Downtown View:Meeting Over Coffee

Our local elected officials usually schedule coffee hours once a month or so in each neighborhood in case constituents want to come and chat about important public matters.

So a couple of weeks ago I sat down with state Rep. Jay Livingstone as he waited in Panificio on Charles Street for people to come by. I was the only one who did. Jay said it was probably because the Beacon Hill Times had forgotten to list it in the calendar that week. Apparently people actually read the newspaper because Jay said on Beacon Hill he usually has a couple of visitors each month.

West End constituents also come regularly when he holds sessions in that neighborhood. I had first asked Jay if I could join him in the Back Bay when he scheduled a coffee there but he said that usually no one shows up at the Back Bay coffee time.

He had no idea why two of his Boston neighborhood coffee hours draw constituents and one doesn’t.
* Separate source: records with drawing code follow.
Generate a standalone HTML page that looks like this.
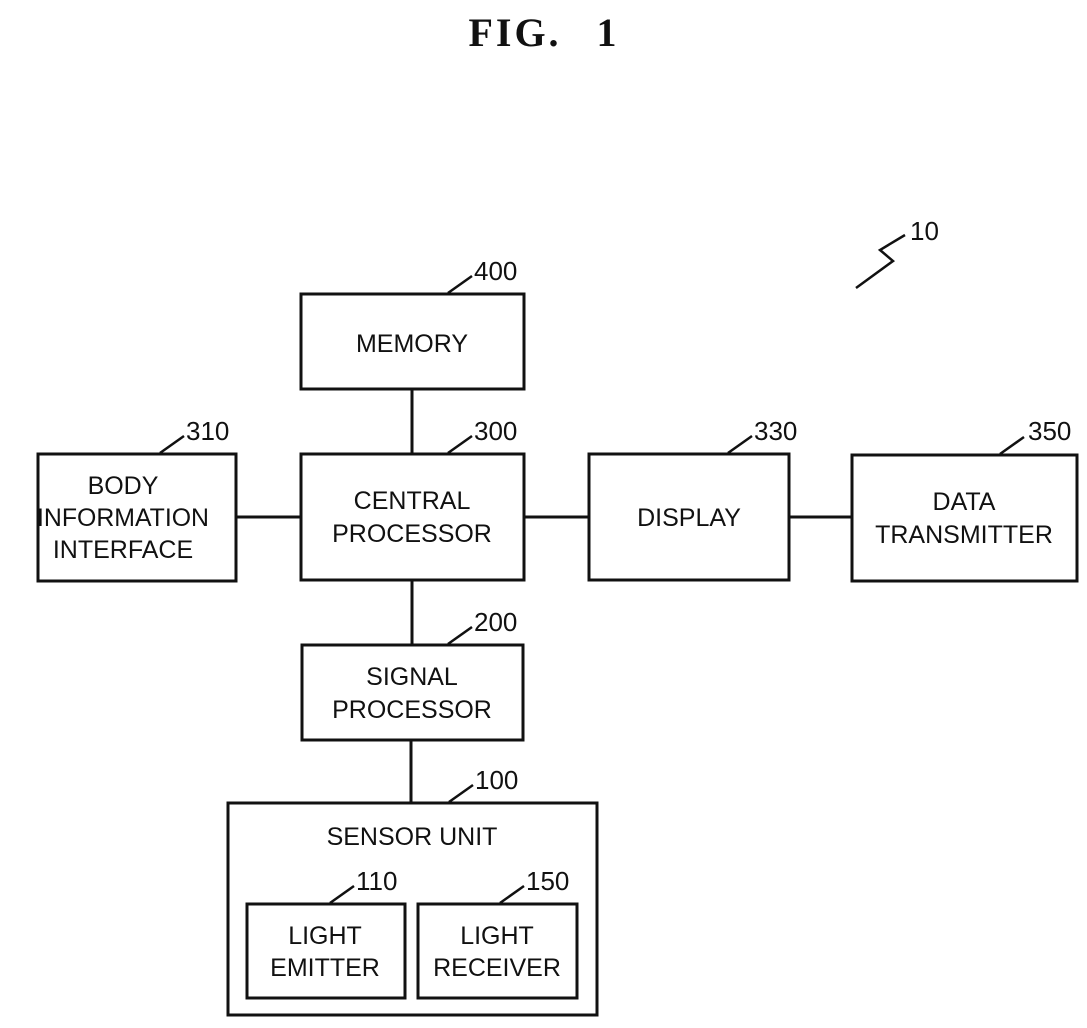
<!DOCTYPE html>
<html><head><meta charset="utf-8"><style>
html,body{margin:0;padding:0;background:#fff;}
svg{display:block;}
text{font-family:"Liberation Sans",sans-serif;font-size:25px;fill:#111;text-anchor:middle;}
.n{text-anchor:start;font-size:26px;}
</style></head><body>
<svg width="1087" height="1028" viewBox="0 0 1087 1028" xmlns="http://www.w3.org/2000/svg">
<text x="544" y="46" style="font-family:'Liberation Serif',serif;font-size:40px;font-weight:bold;letter-spacing:3px;word-spacing:22px;">FIG. 1</text>
<g fill="none" stroke="#111" stroke-width="3">
<rect x="301" y="294" width="223" height="95"/>
<rect x="38" y="454" width="198" height="127"/>
<rect x="301" y="454" width="223" height="126"/>
<rect x="589" y="454" width="200" height="126"/>
<rect x="852" y="455" width="225" height="126"/>
<rect x="302" y="645" width="221" height="95"/>
<rect x="228" y="803" width="369" height="212"/>
<rect x="247" y="904" width="158" height="94"/>
<rect x="418" y="904" width="159" height="94"/>
<line x1="412" y1="389" x2="412" y2="454"/>
<line x1="412" y1="580" x2="412" y2="645"/>
<line x1="411" y1="740" x2="411" y2="803"/>
<line x1="236" y1="517" x2="301" y2="517"/>
<line x1="524" y1="517" x2="589" y2="517"/>
<line x1="789" y1="517" x2="852" y2="517"/>
<g stroke-width="2.5">
<line x1="448" y1="293" x2="472" y2="276"/>
<line x1="448" y1="453" x2="472" y2="436"/>
<line x1="160" y1="453" x2="184" y2="436"/>
<line x1="728" y1="453" x2="752" y2="436"/>
<line x1="1000" y1="454" x2="1024" y2="437"/>
<line x1="448" y1="644" x2="472" y2="627"/>
<line x1="449" y1="802" x2="473" y2="785"/>
<line x1="330" y1="903" x2="354" y2="886"/>
<line x1="500" y1="903" x2="524" y2="886"/>
<path d="M905 235 L880 250 L893 261 L856 288"/>
</g>
</g>
<text class="n" x="474" y="280">400</text>
<text class="n" x="474" y="440">300</text>
<text class="n" x="186" y="440">310</text>
<text class="n" x="754" y="440">330</text>
<text class="n" x="1028" y="440">350</text>
<text class="n" x="474" y="631">200</text>
<text class="n" x="475" y="789">100</text>
<text class="n" x="356" y="890">110</text>
<text class="n" x="526" y="890">150</text>
<text class="n" x="910" y="240">10</text>
<text x="412" y="352">MEMORY</text>
<text x="123" y="494">BODY</text>
<text x="123" y="526" textLength="172" lengthAdjust="spacingAndGlyphs">INFORMATION</text>
<text x="123" y="558">INTERFACE</text>
<text x="412" y="509">CENTRAL</text>
<text x="412" y="542">PROCESSOR</text>
<text x="689" y="526">DISPLAY</text>
<text x="964" y="510">DATA</text>
<text x="964" y="543">TRANSMITTER</text>
<text x="412" y="685">SIGNAL</text>
<text x="412" y="718">PROCESSOR</text>
<text x="412" y="845">SENSOR UNIT</text>
<text x="325" y="944">LIGHT</text>
<text x="325" y="976">EMITTER</text>
<text x="497" y="944">LIGHT</text>
<text x="497" y="976">RECEIVER</text>
</svg>
</body></html>
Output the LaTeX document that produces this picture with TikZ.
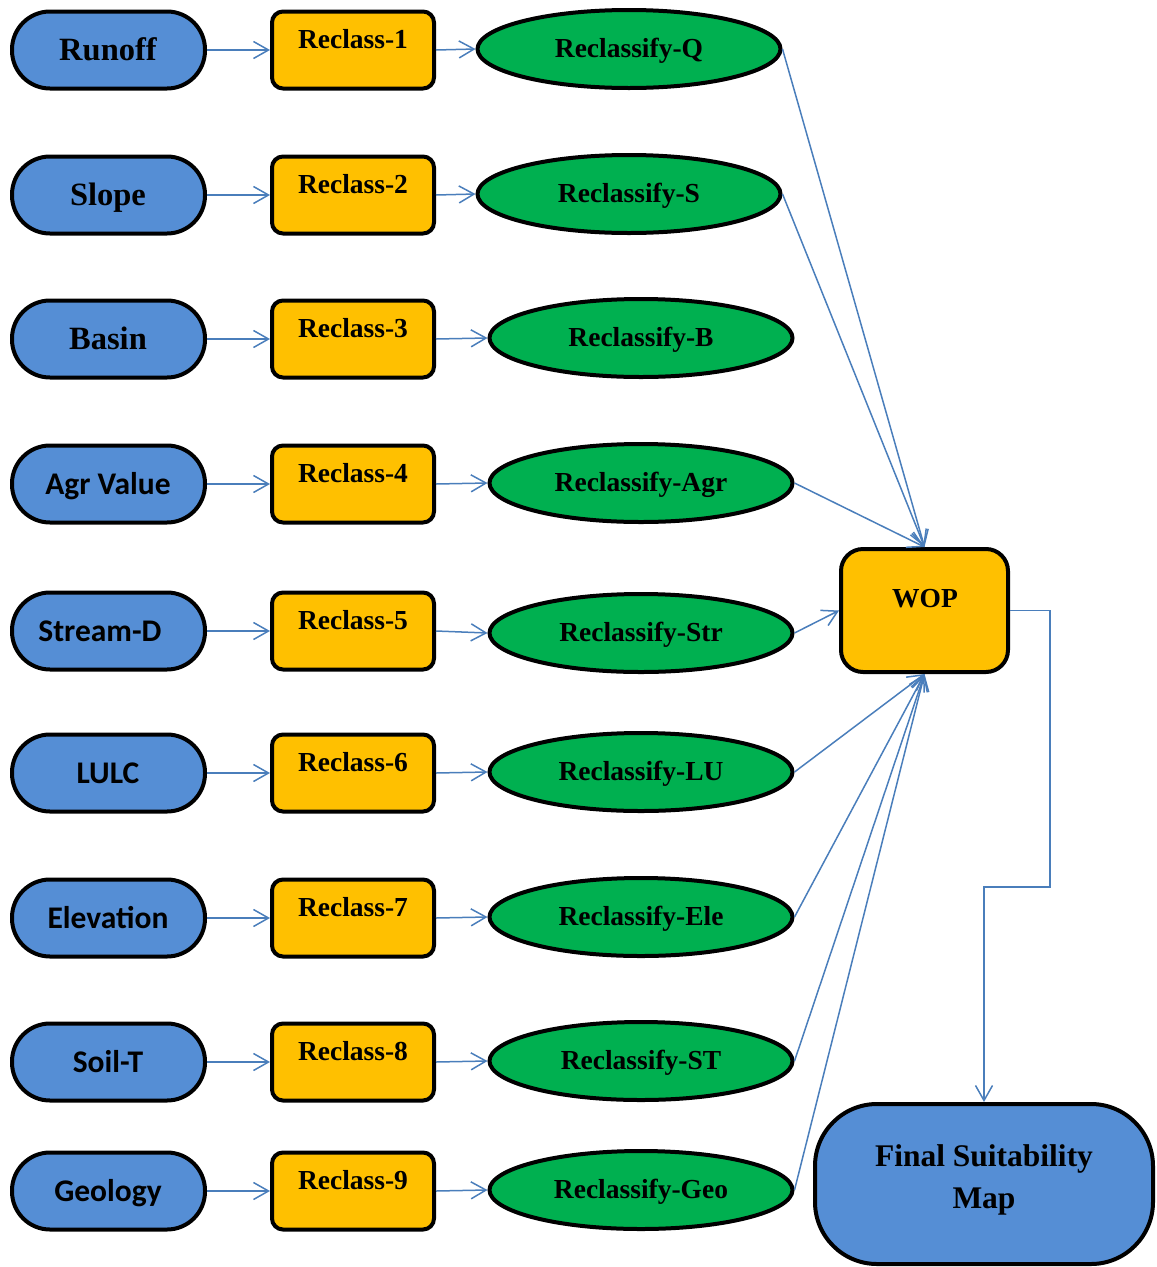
\documentclass[tikz,border=0pt]{standalone}
\usepackage{fontspec}
\setmainfont{Liberation Serif}
\newfontfamily\calfont{Carlito}
\usetikzlibrary{arrows.meta,shapes.geometric}
\definecolor{bfill}{RGB}{85,142,213}
\definecolor{yfill}{RGB}{255,192,0}
\definecolor{gfill}{RGB}{0,176,80}
\definecolor{lcol}{RGB}{74,126,187}
\newcommand{\serifbig}{\rmfamily\bfseries\fontsize{32.5}{38}\selectfont}
\newcommand{\calbig}{\calfont\bfseries\fontsize{31.5}{36}\selectfont}
\begin{document}
\begin{tikzpicture}[x=1pt,y=-1pt,
  inbox/.style={draw=black,line width=4pt,fill=bfill,rounded corners=38pt,minimum width=193pt,minimum height=77pt,inner sep=0pt},
  rbox/.style={draw=black,line width=4pt,fill=yfill,rounded corners=11pt,minimum width=162pt,minimum height=77pt,inner sep=0pt},
  ebox/.style={draw=black,line width=4pt,fill=gfill,ellipse,minimum width=303pt,minimum height=78pt,inner sep=0pt},
  wopbox/.style={draw=black,line width=4pt,fill=yfill,rounded corners=22pt,minimum width=167pt,minimum height=123pt,inner sep=0pt},
  finbox/.style={draw=black,line width=4pt,fill=bfill,rounded corners=62pt,minimum width=338pt,minimum height=160pt,inner sep=0pt},
  lbl/.style={anchor=base,inner sep=0pt,text=black},
  rfont/.style={font=\rmfamily\bfseries\fontsize{27.5}{32}\selectfont},
  efont/.style={font=\rmfamily\bfseries\fontsize{27.5}{32}\selectfont},
  ffont/.style={font=\rmfamily\bfseries\fontsize{31.5}{36}\selectfont},
  conn/.style={draw=lcol,line width=1.5pt,-{Straight Barb[length=15pt,width=17pt]}}
]
\useasboundingbox (0,0) rectangle (1157,1267);

\foreach \i/\y/\ey/\ex/\lab/\ff/\lx/\el in {
1/50/49/629/Runoff/\serifbig/108/Q,
2/195/194/629/Slope/\serifbig/108/S,
3/339/338/641/Basin/\serifbig/108/B,
4/484/483/641/Agr Value/\calbig/108/Agr,
5/631/633/641/Stream-D/\calbig/100/Str,
6/773/772/641/LULC/\calbig/108/LU,
7/918/917/641/Elevation/\calbig/108/Ele,
8/1062/1061/641/Soil-T/\calbig/108/ST,
9/1191/1190/641/Geology/\calbig/108/Geo}
{
  \node[inbox] (b\i) at (108.5,\y) {};
  \node[lbl,font=\ff] (bt\i) at (\lx,\y+10) {\lab};
  \node[rbox] (r\i) at (353,\y) {};
  \node[lbl,rfont] (rt\i) at (353,\y-1.5) {Reclass-\i};
  \node[ebox] (e\i) at (\ex,\ey) {};
  \node[lbl,efont] (et\i) at (\ex,\ey+8) {Reclassify-\el};
  \draw[conn] (b\i.east) -- (r\i.west);
  \draw[conn] (r\i.east) -- (e\i.west);
}

\node[wopbox] (wop) at (924.5,610.5) {};
\node[lbl,rfont] (wopt) at (925,607) {WOP};

\node[finbox] (fin) at (984,1184) {};
\node[lbl,ffont] (fint1) at (984,1166) {Final Suitability};
\node[lbl,ffont] (fint2) at (984,1208) {Map};

\draw[conn] (e1.east) -- (wop.north);
\draw[conn] (e2.east) -- (wop.north);
\draw[conn] (e4.east) -- (wop.north);
\draw[conn] (e5.east) -- (wop.west);
\draw[conn] (e6.east) -- (wop.south);
\draw[conn] (e7.east) -- (wop.south);
\draw[conn] (e8.east) -- (wop.south);
\draw[conn] (e9.east) -- (wop.south);

\draw[conn] (wop.east) -| (1050,887) -| (fin.north);
\end{tikzpicture}
\end{document}
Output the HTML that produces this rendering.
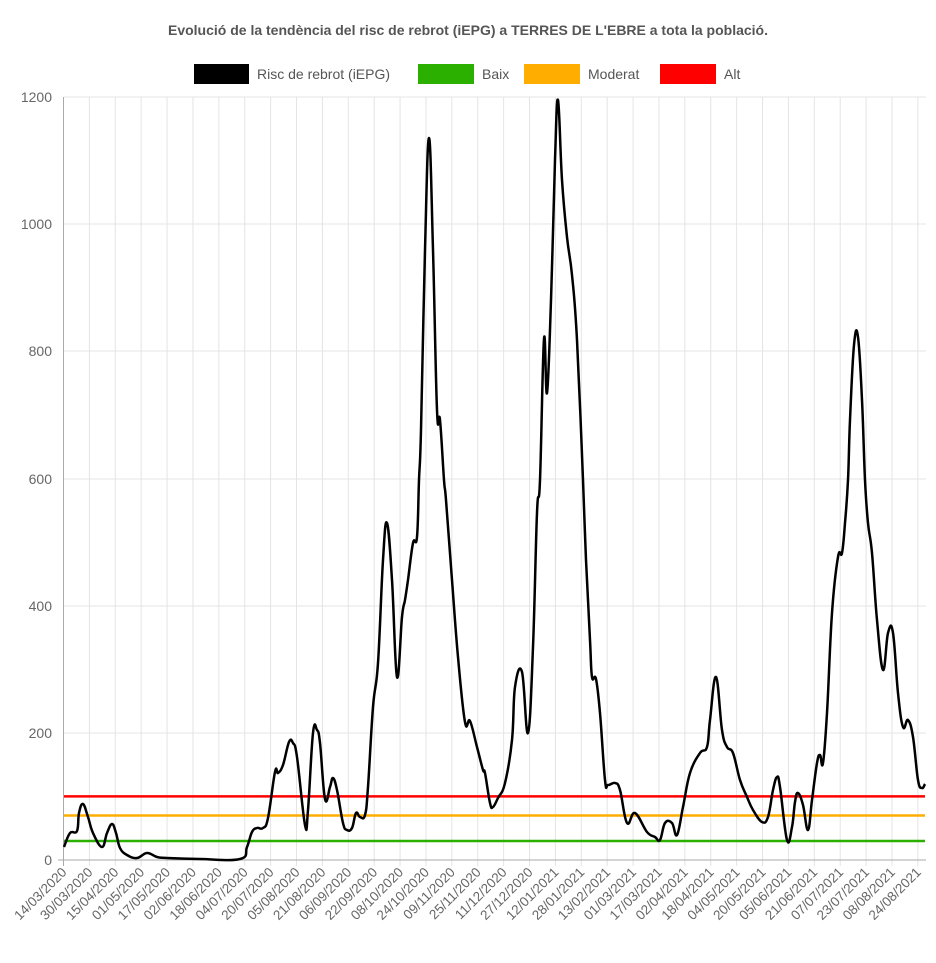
<!DOCTYPE html><html><head><meta charset="utf-8"><style>body{margin:0;background:#fff}svg{font-family:"Liberation Sans",Arial,sans-serif}</style></head><body>
<svg width="936" height="958" viewBox="0 0 936 958" xmlns="http://www.w3.org/2000/svg">
<text x="468" y="35" text-anchor="middle" font-size="14" font-weight="bold" fill="#555">Evolució de la tendència del risc de rebrot (iEPG) a TERRES DE L'EBRE a tota la població.</text>
<g font-size="14" fill="#555">
<rect x="194" y="64" width="55" height="20" fill="#000"/><text x="257" y="79">Risc de rebrot (iEPG)</text>
<rect x="418" y="64" width="56" height="20" fill="#2bb000"/><text x="482" y="79">Baix</text>
<rect x="524" y="64" width="56" height="20" fill="#ffae00"/><text x="588" y="79">Moderat</text>
<rect x="660" y="64" width="56" height="20" fill="#ff0000"/><text x="724" y="79">Alt</text>
</g>
<g id="grid" stroke="#e4e4e4" stroke-width="1"></g>
<g stroke="#e4e4e4">
<line x1="64" x2="926" y1="97" y2="97"/><line x1="64" x2="926" y1="224" y2="224"/><line x1="64" x2="926" y1="351" y2="351"/><line x1="64" x2="926" y1="479" y2="479"/><line x1="64" x2="926" y1="606" y2="606"/><line x1="64" x2="926" y1="733" y2="733"/>
</g>
<g font-size="14" fill="#666" text-anchor="end">
<text x="52" y="102">1200</text><text x="52" y="229">1000</text><text x="52" y="356">800</text><text x="52" y="484">600</text><text x="52" y="611">400</text><text x="52" y="738">200</text><text x="52" y="865">0</text>
</g>
<g id="xl" font-size="13.5" fill="#666" text-anchor="end"></g>
<line x1="63.5" x2="63.5" y1="97" y2="866" stroke="#aaa"/>
<line x1="58" x2="926" y1="860" y2="860" stroke="#aaa"/>
<line x1="64" x2="925" y1="841" y2="841" stroke="#2bb000" stroke-width="2.5"/>
<line x1="64" x2="925" y1="815.5" y2="815.5" stroke="#ffae00" stroke-width="2.5"/>
<line x1="64" x2="925" y1="796.4" y2="796.4" stroke="#ff0000" stroke-width="2.5"/>
<path id="ser" fill="none" stroke="#000" stroke-width="2.5" stroke-linejoin="round"/>
</svg>
<script>
var pts="64,847 70,833 77,831 79,813 83,804 88,817 93,833 102,847 107,833 112,824 116,833 120,848 127,855 137,858 147,853 157,857 167,858 200,859 240,859 247,847 252,832 257,828 263,828 268,818 275,772 278,773 283,765 289,742 293,743 297,757 305,825 308,810 313,733 317,730 320,743 325,799 330,787 333,778 337,790 343,823 347,830 352,828 356,813 360,817 365,815 368,787 373,707 378,663 383,560 387,523 392,580 397,677 402,617 405,600 408,580 413,543 417,537 419,480 421,430 425,250 429,138 433,250 437,410 440,420 444,480 446,500 452,580 458,657 465,722 470,721 477,747 483,770 485,773 490,803 493,807 498,798 505,783 512,740 515,687 522,672 528,733 533,647 537,513 540,480 544,339 547,393 551,300 555,160 558,100 562,180 567,237 572,275 577,340 583,480 586,560 590,640 592,677 596,679 600,713 605,780 608,785 615,783 620,790 627,823 635,813 647,832 655,837 660,840 665,823 672,823 677,835 683,807 690,773 700,753 707,747 710,720 716,677 722,730 727,747 733,753 740,780 747,797 753,810 762,822 768,817 773,790 777,777 780,787 787,840 792,827 795,802 798,793 803,805 808,830 812,800 817,763 820,755 823,763 827,713 832,613 838,557 842,553 845,523 848,480 850,420 854,345 858,337 862,400 865,480 868,523 872,553 877,620 883,670 888,633 893,633 898,693 903,727 908,720 913,737 918,780 922,788 925,784".split(" ").map(function(s){return s.split(",").map(Number)});
var p="M"+pts[0][0]+","+pts[0][1];
for(var i=0;i<pts.length-1;i++){var a=pts[i>0?i-1:i],b=pts[i],c=pts[i+1],e=pts[i+2<pts.length?i+2:i+1],k=0.2;
p+=" C"+(b[0]+(c[0]-a[0])*k)+","+(b[1]+(c[1]-a[1])*k)+" "+(c[0]-(e[0]-b[0])*k)+","+(c[1]-(e[1]-b[1])*k)+" "+c[0]+","+c[1];}
document.getElementById('ser').setAttribute('d',p);
var d=["14/03/2020","30/03/2020","15/04/2020","01/05/2020","17/05/2020","02/06/2020","18/06/2020","04/07/2020","20/07/2020","05/08/2020","21/08/2020","06/09/2020","22/09/2020","08/10/2020","24/10/2020","09/11/2020","25/11/2020","11/12/2020","27/12/2020","12/01/2021","28/01/2021","13/02/2021","01/03/2021","17/03/2021","02/04/2021","18/04/2021","04/05/2021","20/05/2021","05/06/2021","21/06/2021","07/07/2021","23/07/2021","08/08/2021","24/08/2021"];
var g=document.getElementById('grid'),xl=document.getElementById('xl'),ns="http://www.w3.org/2000/svg";
for(var i=0;i<d.length;i++){var x=63.5+i*25.89;
if(i>0){var l=document.createElementNS(ns,'line');l.setAttribute('x1',x);l.setAttribute('x2',x);l.setAttribute('y1',97);l.setAttribute('y2',866);g.appendChild(l);}
var t=document.createElementNS(ns,'text');t.setAttribute('transform','translate('+(x+4)+',873) rotate(-45)');t.textContent=d[i];xl.appendChild(t);}
</script>
</body></html>
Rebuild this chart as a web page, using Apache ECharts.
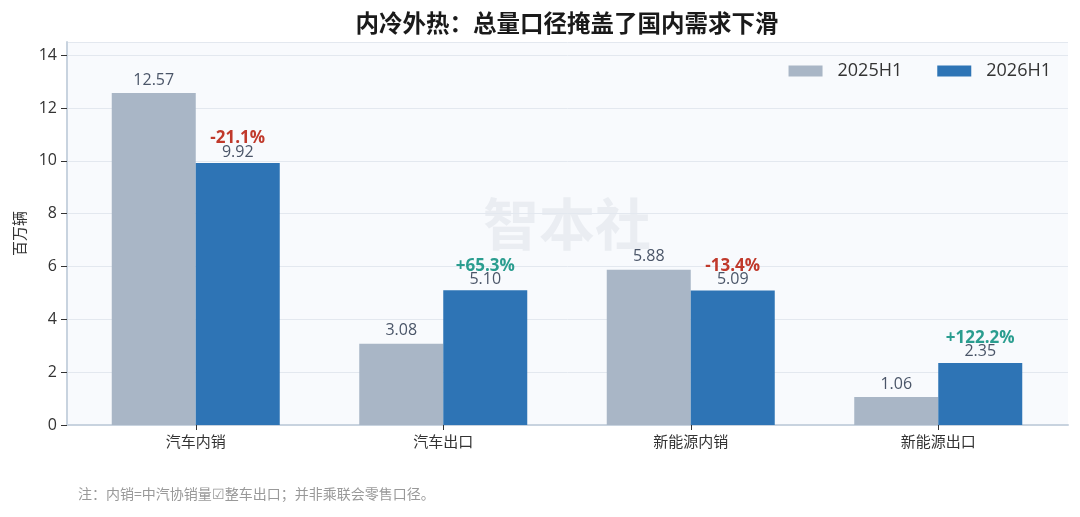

Nevertheless, he hears from constituents. In the Back Bay the most recent topic has been cars driving too fast on Beacon Street especially and the desire to narrow the street to two vehicle lanes so a bicycle lane can be installed.

On Beacon Hill, recent questions have been over the timing of construction of the new pedestrian bridge over Storrow Drive and also about when the city will replace bricks that have been removed on several of the sidewalks.

For several months West End residents have come to Jay to try to prevent the city giving approval to a tall building proposed by Equity Residential on Martha Road. It was approved, probably for the final time, in June. (There was some going back and forth about that approval.)

You might notice that most of these concerns have to do with the city’s jurisdiction and not the state. What can Jay do, for example, about forgotten temporary patches instead of bricks?

He ends up doing something, he said. He might alert a city official to a problem. When complaints came into the city about snowplowing on certain streets, he talked it over with Mike Dennehy, the City of Boston’s Public Works Commissioner. After the next snowstorm, Dennehy called Jay and asked, “How did we do?” Jay went out to check the streets in question and found them perfectly plowed.

He also might be able to deal directly with a state official. There was a timing problem on a light at Leverett Circle. The traffic light turned yellow at the same time the pedestrian walk light came on. He could resolve that conflict because a state agency, the Department of Transportation or MassDoT, is responsible for that traffic circle. It was resolved quickly, he said, because MassDoT has resources. When problems occur on areas over which the Department of Conservation and Recreation has jurisdiction, they can linger because that agency is poorly funded and it hasn’t sufficient manpower.

Jay’s district (Eighth Suffolk) is also in Cambridge where it extends from Kendall Square, goes west along the river through Cambridgeport  and includes Central Square. He said there is less expectation in Cambridge that a state rep would get involved in city matters. He believes part of the reason is that with only 100,000 residents, Cambridge has less of a bureaucracy than does Boston with its 650,000 residents. Also since all city councilors in Cambridge represent the entire city there are more people to go to for help than in Boston.

His Cambridge constituents pay more attention to state matters than do his Boston constituents, he said. He gets more email from Cambridge constituents than he does from Boston. Cantabrigians contact him about every progressive cause—gas leaks, energy policy, gender pay equity. That bill was due to pass the House on the day I interviewed Jay, who was the lead sponsor of the bill.

The legislature has made progress on many of these matters, and Jay would like to turn some of his attention to creating some rules about cameras that are deployed by government agencies.

Jay has undergone many changes in his life since being elected to the House in 2013 in a special election. He has gotten married. He has become the father of young Henry, now almost five months old, and he will show you a picture of the cute little boy if you ask. He ran unsuccessfully for the Massachusetts Senate this past year in a special election, and he is running again for his House seat in the primary this September against a Cambridge resident, Keith Richard Anderson of Whitney Street, who can’t be found on the Internet and is known by no one in Cambridgeport that I contacted.

Go visit Jay for a chat during one of his neighborhood sessions. He’s interesting to talk with and knows a lot about this district some of us call home.